The revenue of whale meat sales to markets and restaurants is so low, that it can no longer fund the activity. Whaling now continues because of significant government subsidies, The Japan Times reports.

And according to the IFAW, whaling subsidies are paid for by taxpayer dollars and reallocation of emergency relief funds. Taxpayer subsidies average around 795 million yen (US $9.94 million) annually through Japan’s ICR. Even with government subsidies, the ICR has been operating at a loss over the last five years, the IFAW reports.

If the economic explanations don’t add up, then international opponents are left to look for a larger cultural incentive. Namely, the Japanese don’t want to be told what to do. 

“When you go out and ask ordinary Japanese about the whaling issue, they’re going to say ‘I don’t eat whale meat, however I don’t like the idea of beef-eating people or pork-eating people saying to Japanese, stop eating whales,’” Joji Morishita, Japan’s commissioner to the International Whaling Commission, explained in a news conference in 2014.

Right-wing activists said at a 2012 pro-whaling rally “Killing the practice of whale hunting is the same as killing the Japanese people.”

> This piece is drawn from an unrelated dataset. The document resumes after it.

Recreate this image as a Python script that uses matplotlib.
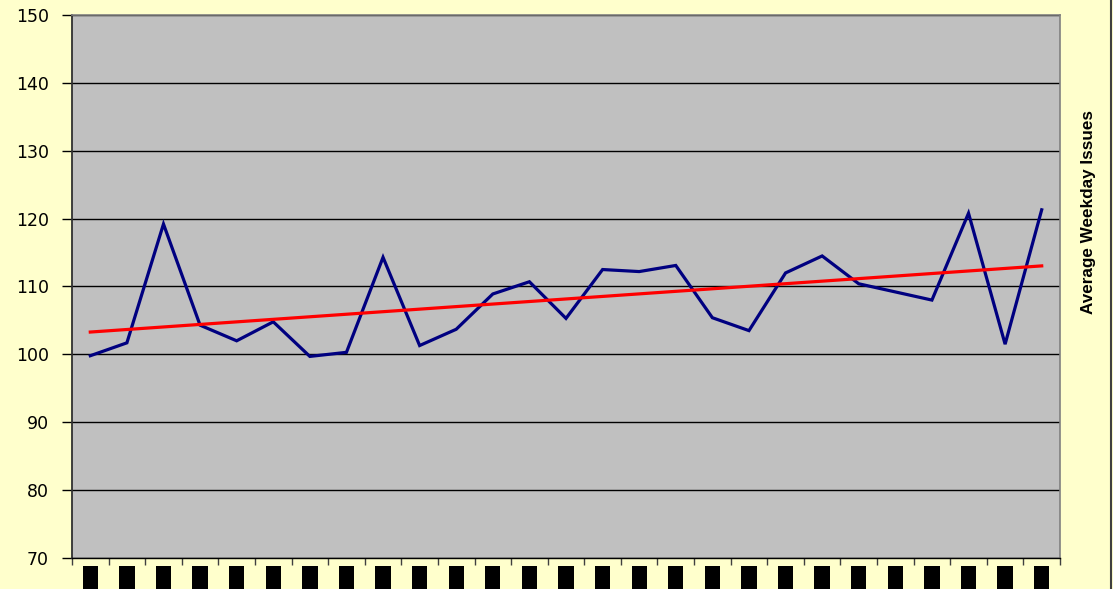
import numpy as np
import matplotlib
matplotlib.use("Agg")
from matplotlib import pyplot as plt
from matplotlib.patches import Rectangle
from matplotlib.lines import Line2D

# average weekday issues, one value per period
issues = [99.8, 101.7, 119.2, 104.3, 102.0, 104.8, 99.7, 100.3, 114.3,
          101.3, 103.7, 108.9, 110.7, 105.3, 112.5, 112.2, 113.1, 105.4,
          103.5, 112.0, 114.5, 110.4, 109.2, 108.0, 120.8, 101.5, 121.3]
y_ticks = [70, 80, 90, 100, 110, 120, 130, 140, 150]

plt.rcParams['font.family'] = ['Liberation Sans', 'DejaVu Sans']

n = len(issues)
x = np.arange(n)

# linear trendline through the series
slope, intercept = np.polyfit(x, issues, 1)
trend = slope * x + intercept

fig = plt.figure(figsize=(11.13, 5.89), dpi=100, facecolor='#FFFFCC')
ax = fig.add_axes([72 / 1113, 1 - 558 / 589, 988 / 1113, 543 / 589])
ax.set_facecolor('#C0C0C0')

ax.plot(x, issues, color='#000080', lw=2.3, solid_joinstyle='miter', zorder=3)
ax.plot(x, trend, color='#FF0000', lw=2.3, zorder=4)

ax.set_xlim(-0.5, n - 0.5)
ax.set_ylim(70, 150)
ax.set_yticks(y_ticks)
ax.set_yticklabels([str(v) for v in y_ticks], family='DejaVu Sans',
                   fontsize=12.5)
ax.yaxis.grid(True, color='black', lw=1.0)
ax.set_axisbelow(True)

# category boundaries carry the x tick marks
ax.set_xticks(np.arange(n + 1) - 0.5)
ax.set_xticklabels([])
ax.tick_params(axis='x', length=5, width=1, color='#404040', direction='out')
ax.tick_params(axis='y', length=7, width=1, color='black', direction='out',
               pad=9.5)

for side in ('top', 'right'):
    ax.spines[side].set_color('#808080')
    ax.spines[side].set_linewidth(1.2)
ax.spines['left'].set_color('#303030')
ax.spines['left'].set_linewidth(1.3)
ax.spines['bottom'].set_color('black')
ax.spines['bottom'].set_linewidth(1.0)

# solid blocks under each category
for i in x:
    ax.add_patch(Rectangle((i - 0.21, -0.08), 0.42, 0.065,
                           transform=ax.get_xaxis_transform(),
                           facecolor='black', edgecolor='none', clip_on=False))

fig.text(1088 / 1113, 1 - 212 / 589, 'Average Weekday Issues', rotation=90,
         ha='center', va='center', fontsize=12.3, fontweight='bold')

fig.add_artist(Line2D([0.9985, 0.9985], [0, 1], transform=fig.transFigure,
                      color='#404040', lw=1.5))

fig.savefig('out.png', dpi=100, facecolor=fig.get_facecolor())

Mr. Ramage tells The Monitor that eventually Japan will make the same migration as the US and other countries to a non-whaling culture, but the decision has to be decided in Tokyo not Washington. "They don't appreciate foreigners coming and telling them what to do," he says. 

Because the Japanese consume more fish per capita than any other industrialized nation, safeguarding their whale trade could be a preemptive measure to secure larger fishing rights. Further understanding of this domino theory suggests the Japanese whale trade is less about whales and more about the general Japanese diet. 

Morishita said in an interview in 2000 that ending the Japanese whale trade, even though there are no longer economic benefits to meat sales, would “set a precedent” and “once the principle of treating wildlife as a sustainable resource is compromised, our right to exploit other fish and animal products would be infringed upon.”

And the magazine Shukan Toyo Keizai quoted a government source in 2008 as saying “If we give an inch on the whaling issue, we will also have to back down on tuna.”

"The domino theory applied to the whaling debate may deliver short term support domestically," explains Ramage, "but it doesn't stand up internationally as a reason to go on with whaling on the high seas."

In an earlier version of this story Patrick Ramage's name was misspelled.